══ INFORMATION SUPPLIED ══

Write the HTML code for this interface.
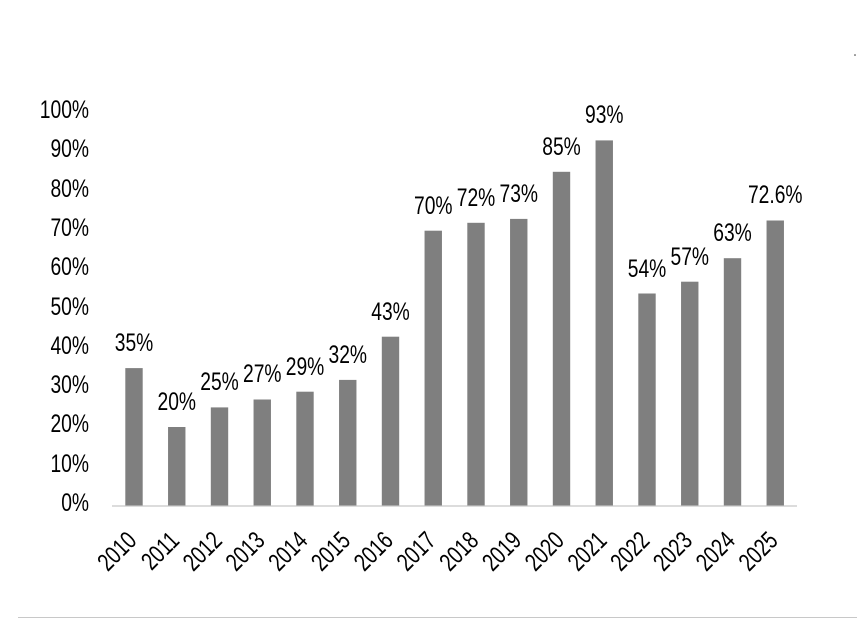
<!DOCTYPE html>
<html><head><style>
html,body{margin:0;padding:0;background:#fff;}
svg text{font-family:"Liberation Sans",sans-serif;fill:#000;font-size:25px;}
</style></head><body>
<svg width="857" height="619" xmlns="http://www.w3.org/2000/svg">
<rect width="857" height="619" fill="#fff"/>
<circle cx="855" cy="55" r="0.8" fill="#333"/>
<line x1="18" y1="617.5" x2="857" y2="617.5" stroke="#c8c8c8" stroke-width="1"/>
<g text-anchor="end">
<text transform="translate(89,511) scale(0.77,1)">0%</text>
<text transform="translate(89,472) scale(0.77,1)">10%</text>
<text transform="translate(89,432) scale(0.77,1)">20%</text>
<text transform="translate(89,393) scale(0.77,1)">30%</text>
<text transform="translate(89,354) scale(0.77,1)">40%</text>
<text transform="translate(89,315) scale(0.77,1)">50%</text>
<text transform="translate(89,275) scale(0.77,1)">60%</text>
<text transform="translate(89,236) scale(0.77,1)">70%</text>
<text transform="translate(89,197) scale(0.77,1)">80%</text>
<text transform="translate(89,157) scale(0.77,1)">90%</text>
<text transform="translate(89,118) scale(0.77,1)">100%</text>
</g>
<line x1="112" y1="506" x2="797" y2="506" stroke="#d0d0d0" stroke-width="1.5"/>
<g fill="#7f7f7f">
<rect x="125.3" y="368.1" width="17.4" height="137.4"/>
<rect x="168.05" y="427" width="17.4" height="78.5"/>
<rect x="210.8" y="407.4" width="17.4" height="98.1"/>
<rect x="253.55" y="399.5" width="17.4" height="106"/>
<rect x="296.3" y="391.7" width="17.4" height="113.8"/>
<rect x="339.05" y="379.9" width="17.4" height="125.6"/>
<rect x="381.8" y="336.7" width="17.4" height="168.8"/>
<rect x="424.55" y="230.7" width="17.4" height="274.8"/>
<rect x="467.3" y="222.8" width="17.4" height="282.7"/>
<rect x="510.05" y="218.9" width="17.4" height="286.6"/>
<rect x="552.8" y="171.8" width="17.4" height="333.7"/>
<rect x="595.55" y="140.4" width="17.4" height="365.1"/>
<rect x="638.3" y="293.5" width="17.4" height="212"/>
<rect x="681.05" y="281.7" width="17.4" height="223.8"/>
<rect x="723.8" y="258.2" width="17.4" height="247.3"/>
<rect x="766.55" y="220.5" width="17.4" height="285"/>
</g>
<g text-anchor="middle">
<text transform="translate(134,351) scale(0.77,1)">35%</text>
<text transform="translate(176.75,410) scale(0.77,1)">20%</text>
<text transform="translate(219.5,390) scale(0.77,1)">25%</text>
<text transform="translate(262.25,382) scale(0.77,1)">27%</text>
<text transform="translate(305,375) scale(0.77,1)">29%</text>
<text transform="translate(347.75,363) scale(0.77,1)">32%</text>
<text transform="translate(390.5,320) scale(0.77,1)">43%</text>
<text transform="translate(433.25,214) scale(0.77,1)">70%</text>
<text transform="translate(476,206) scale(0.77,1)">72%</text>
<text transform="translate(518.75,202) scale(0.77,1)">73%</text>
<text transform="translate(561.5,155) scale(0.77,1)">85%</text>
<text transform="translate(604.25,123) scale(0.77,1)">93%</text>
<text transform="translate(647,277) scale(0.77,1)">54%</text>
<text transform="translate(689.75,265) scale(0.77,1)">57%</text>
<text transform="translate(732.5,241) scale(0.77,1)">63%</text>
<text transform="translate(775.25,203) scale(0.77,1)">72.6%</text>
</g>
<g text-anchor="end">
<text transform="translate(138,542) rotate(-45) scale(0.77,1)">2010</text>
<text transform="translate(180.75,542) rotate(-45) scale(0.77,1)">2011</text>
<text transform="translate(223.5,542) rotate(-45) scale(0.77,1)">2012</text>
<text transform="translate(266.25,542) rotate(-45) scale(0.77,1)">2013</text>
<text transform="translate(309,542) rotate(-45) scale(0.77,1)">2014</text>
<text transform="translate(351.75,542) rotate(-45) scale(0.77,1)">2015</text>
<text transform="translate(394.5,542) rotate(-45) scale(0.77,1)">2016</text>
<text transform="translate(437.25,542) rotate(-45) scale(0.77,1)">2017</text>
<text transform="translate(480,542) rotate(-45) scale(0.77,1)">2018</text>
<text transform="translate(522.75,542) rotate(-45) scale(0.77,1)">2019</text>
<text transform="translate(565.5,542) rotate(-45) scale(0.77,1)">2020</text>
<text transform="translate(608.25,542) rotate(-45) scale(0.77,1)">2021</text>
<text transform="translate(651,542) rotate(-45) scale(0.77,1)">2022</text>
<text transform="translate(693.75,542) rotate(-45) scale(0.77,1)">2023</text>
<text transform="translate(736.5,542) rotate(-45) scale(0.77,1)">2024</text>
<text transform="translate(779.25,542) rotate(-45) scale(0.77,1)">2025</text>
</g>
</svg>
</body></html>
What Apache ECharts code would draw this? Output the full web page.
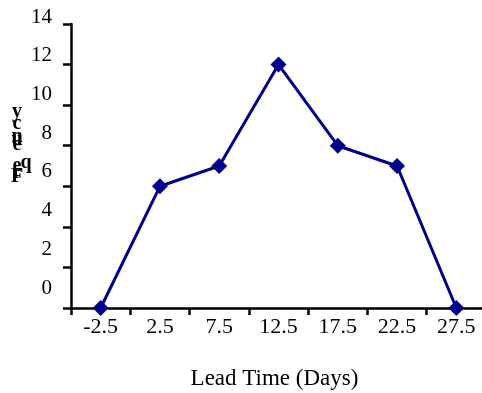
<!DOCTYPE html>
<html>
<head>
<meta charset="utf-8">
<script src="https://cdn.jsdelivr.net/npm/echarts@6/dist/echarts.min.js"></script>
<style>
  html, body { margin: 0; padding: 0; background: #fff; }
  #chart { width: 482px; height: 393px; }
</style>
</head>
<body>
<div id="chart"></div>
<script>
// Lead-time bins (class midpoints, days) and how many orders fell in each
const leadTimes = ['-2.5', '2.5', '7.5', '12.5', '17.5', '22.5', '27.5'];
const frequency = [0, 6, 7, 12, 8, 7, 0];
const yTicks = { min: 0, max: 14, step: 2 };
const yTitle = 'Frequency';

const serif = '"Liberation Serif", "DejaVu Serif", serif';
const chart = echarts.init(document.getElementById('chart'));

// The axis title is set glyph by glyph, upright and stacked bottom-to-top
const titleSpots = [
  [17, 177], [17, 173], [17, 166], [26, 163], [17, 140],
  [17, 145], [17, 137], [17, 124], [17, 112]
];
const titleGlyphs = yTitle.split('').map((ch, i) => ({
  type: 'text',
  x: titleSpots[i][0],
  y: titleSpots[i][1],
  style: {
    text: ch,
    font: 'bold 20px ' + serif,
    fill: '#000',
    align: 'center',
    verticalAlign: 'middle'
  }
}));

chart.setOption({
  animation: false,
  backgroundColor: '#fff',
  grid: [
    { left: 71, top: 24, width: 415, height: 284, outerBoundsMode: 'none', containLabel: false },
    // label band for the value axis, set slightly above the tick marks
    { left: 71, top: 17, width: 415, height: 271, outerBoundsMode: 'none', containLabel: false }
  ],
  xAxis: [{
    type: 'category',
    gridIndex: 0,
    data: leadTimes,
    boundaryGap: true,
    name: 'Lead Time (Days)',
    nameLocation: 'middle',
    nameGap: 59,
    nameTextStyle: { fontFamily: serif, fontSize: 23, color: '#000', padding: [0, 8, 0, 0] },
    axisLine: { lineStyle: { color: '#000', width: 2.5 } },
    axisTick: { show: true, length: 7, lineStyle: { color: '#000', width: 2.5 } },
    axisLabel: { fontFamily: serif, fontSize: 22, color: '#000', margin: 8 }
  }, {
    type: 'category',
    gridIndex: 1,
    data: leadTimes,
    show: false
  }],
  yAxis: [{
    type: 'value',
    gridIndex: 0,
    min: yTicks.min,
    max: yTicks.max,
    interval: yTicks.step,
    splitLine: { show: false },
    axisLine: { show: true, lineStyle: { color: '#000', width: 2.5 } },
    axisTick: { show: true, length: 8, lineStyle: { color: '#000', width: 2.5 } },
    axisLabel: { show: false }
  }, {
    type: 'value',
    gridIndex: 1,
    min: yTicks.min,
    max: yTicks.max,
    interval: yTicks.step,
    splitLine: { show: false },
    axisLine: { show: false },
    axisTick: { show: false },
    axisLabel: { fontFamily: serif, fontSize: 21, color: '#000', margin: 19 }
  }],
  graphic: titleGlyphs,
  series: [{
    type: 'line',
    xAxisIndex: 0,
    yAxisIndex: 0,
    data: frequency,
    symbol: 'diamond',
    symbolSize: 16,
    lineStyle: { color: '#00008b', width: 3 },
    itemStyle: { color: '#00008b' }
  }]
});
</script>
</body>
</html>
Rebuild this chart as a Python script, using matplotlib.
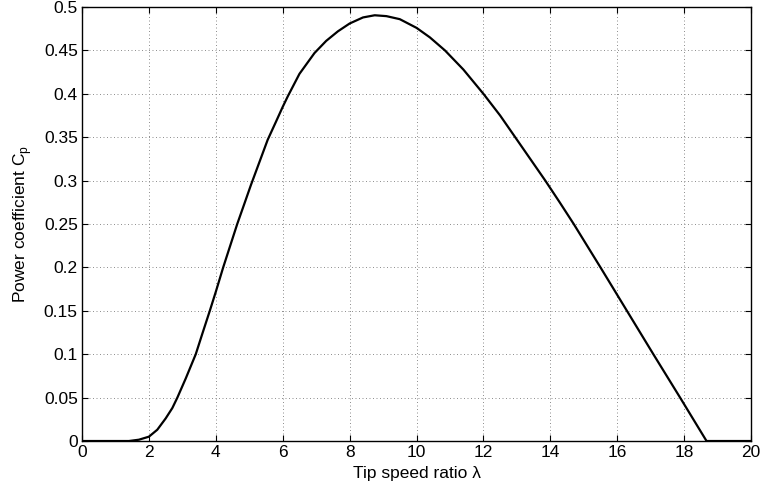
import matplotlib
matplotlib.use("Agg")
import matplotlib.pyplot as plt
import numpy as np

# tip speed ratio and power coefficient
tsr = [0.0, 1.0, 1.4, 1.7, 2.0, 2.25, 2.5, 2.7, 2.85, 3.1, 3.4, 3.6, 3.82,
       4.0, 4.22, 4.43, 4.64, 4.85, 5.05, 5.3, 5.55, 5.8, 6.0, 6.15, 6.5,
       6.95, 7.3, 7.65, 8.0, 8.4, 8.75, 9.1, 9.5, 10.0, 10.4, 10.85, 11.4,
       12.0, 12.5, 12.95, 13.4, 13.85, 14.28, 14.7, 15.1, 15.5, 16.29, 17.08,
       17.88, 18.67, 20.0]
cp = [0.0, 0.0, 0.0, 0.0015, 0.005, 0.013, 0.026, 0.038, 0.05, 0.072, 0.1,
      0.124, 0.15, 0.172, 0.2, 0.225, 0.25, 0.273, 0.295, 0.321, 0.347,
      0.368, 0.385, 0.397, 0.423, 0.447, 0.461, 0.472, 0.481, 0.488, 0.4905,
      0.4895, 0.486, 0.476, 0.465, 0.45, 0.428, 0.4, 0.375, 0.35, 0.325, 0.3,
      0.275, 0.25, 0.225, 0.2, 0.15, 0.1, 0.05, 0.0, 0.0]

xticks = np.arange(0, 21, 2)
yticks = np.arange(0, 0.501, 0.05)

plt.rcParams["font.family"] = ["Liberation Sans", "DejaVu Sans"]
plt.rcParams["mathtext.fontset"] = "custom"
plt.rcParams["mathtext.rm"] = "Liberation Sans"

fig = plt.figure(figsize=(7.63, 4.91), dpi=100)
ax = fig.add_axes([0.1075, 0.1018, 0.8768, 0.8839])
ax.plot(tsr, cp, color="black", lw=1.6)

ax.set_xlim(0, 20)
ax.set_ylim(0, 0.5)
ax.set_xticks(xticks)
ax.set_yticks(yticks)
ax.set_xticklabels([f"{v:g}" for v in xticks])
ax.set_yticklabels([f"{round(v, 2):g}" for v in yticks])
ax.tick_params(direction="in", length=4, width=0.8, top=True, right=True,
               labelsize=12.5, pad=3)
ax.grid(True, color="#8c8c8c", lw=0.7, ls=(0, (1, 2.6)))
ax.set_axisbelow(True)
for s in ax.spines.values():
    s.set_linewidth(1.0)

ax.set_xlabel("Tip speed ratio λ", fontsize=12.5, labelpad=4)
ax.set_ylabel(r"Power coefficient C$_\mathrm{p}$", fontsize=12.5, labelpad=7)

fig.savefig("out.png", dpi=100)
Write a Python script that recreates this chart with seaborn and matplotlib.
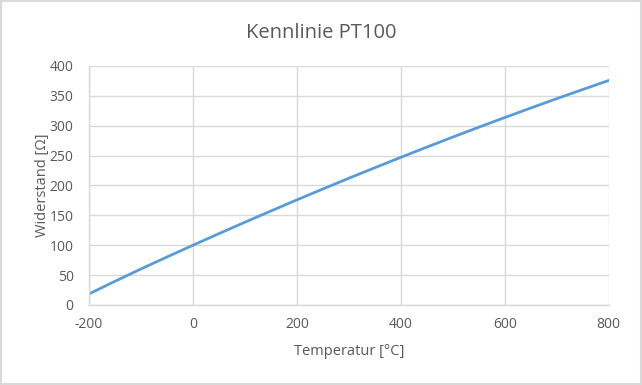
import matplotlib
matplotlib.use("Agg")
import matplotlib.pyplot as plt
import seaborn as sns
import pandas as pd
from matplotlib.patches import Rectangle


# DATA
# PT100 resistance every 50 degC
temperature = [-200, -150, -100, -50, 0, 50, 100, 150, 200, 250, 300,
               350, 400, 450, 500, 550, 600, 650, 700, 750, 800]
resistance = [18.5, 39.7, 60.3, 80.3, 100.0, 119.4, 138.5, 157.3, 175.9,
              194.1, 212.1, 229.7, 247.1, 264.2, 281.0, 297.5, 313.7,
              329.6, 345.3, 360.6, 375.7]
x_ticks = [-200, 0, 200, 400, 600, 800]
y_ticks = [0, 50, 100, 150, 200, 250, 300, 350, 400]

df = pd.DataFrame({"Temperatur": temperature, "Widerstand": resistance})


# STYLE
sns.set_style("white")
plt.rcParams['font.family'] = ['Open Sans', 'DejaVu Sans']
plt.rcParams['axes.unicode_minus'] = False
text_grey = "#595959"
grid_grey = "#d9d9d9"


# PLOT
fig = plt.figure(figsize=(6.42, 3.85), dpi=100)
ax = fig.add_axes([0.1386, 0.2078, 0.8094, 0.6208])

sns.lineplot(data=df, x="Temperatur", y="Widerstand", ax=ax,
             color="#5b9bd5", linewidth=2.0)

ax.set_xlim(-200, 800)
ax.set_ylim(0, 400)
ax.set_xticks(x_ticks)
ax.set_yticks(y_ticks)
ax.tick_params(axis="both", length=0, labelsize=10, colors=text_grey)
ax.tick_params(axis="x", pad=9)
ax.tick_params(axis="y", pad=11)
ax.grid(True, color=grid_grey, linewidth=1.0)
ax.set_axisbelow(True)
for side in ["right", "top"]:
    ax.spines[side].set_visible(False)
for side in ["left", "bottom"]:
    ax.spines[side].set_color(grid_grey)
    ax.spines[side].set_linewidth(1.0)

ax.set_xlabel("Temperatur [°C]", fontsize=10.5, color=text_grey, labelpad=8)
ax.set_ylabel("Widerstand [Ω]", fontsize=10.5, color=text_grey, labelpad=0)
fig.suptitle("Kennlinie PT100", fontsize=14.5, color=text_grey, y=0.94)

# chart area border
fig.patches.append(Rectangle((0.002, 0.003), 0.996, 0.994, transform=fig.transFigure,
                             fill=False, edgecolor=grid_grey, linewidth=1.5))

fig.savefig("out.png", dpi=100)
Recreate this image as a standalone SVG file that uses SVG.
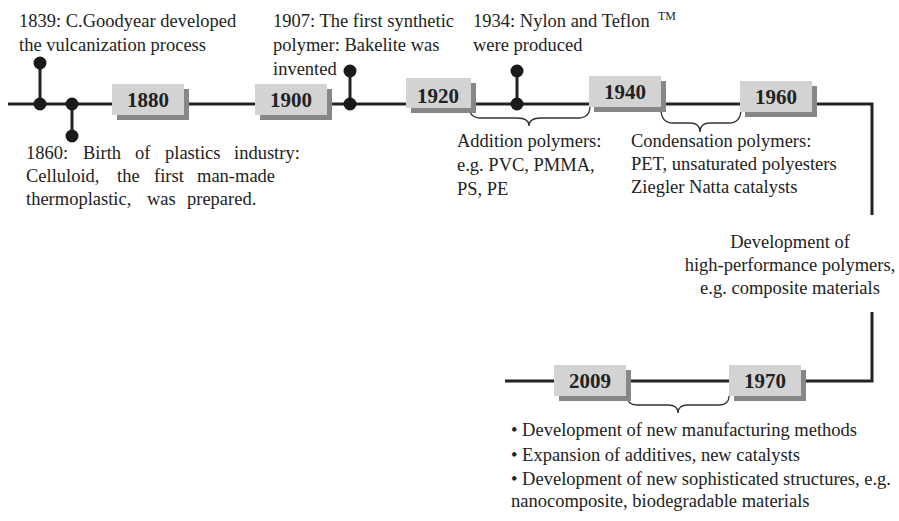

═══

**BRIEF**
Make an exact copy of the lines from the one with "Write a Python" through the one with "ax.spines[side].set_linewidth(1.0)", both ends in, and nothing else. Drop every picture.

**RESULT OF THIS TASK**
Write a Python script that recreates this chart with seaborn and matplotlib.
import matplotlib
matplotlib.use("Agg")
import matplotlib.pyplot as plt
import seaborn as sns
import pandas as pd
from matplotlib.patches import Rectangle


# DATA
# PT100 resistance every 50 degC
temperature = [-200, -150, -100, -50, 0, 50, 100, 150, 200, 250, 300,
               350, 400, 450, 500, 550, 600, 650, 700, 750, 800]
resistance = [18.5, 39.7, 60.3, 80.3, 100.0, 119.4, 138.5, 157.3, 175.9,
              194.1, 212.1, 229.7, 247.1, 264.2, 281.0, 297.5, 313.7,
              329.6, 345.3, 360.6, 375.7]
x_ticks = [-200, 0, 200, 400, 600, 800]
y_ticks = [0, 50, 100, 150, 200, 250, 300, 350, 400]

df = pd.DataFrame({"Temperatur": temperature, "Widerstand": resistance})


# STYLE
sns.set_style("white")
plt.rcParams['font.family'] = ['Open Sans', 'DejaVu Sans']
plt.rcParams['axes.unicode_minus'] = False
text_grey = "#595959"
grid_grey = "#d9d9d9"


# PLOT
fig = plt.figure(figsize=(6.42, 3.85), dpi=100)
ax = fig.add_axes([0.1386, 0.2078, 0.8094, 0.6208])

sns.lineplot(data=df, x="Temperatur", y="Widerstand", ax=ax,
             color="#5b9bd5", linewidth=2.0)

ax.set_xlim(-200, 800)
ax.set_ylim(0, 400)
ax.set_xticks(x_ticks)
ax.set_yticks(y_ticks)
ax.tick_params(axis="both", length=0, labelsize=10, colors=text_grey)
ax.tick_params(axis="x", pad=9)
ax.tick_params(axis="y", pad=11)
ax.grid(True, color=grid_grey, linewidth=1.0)
ax.set_axisbelow(True)
for side in ["right", "top"]:
    ax.spines[side].set_visible(False)
for side in ["left", "bottom"]:
    ax.spines[side].set_color(grid_grey)
    ax.spines[side].set_linewidth(1.0)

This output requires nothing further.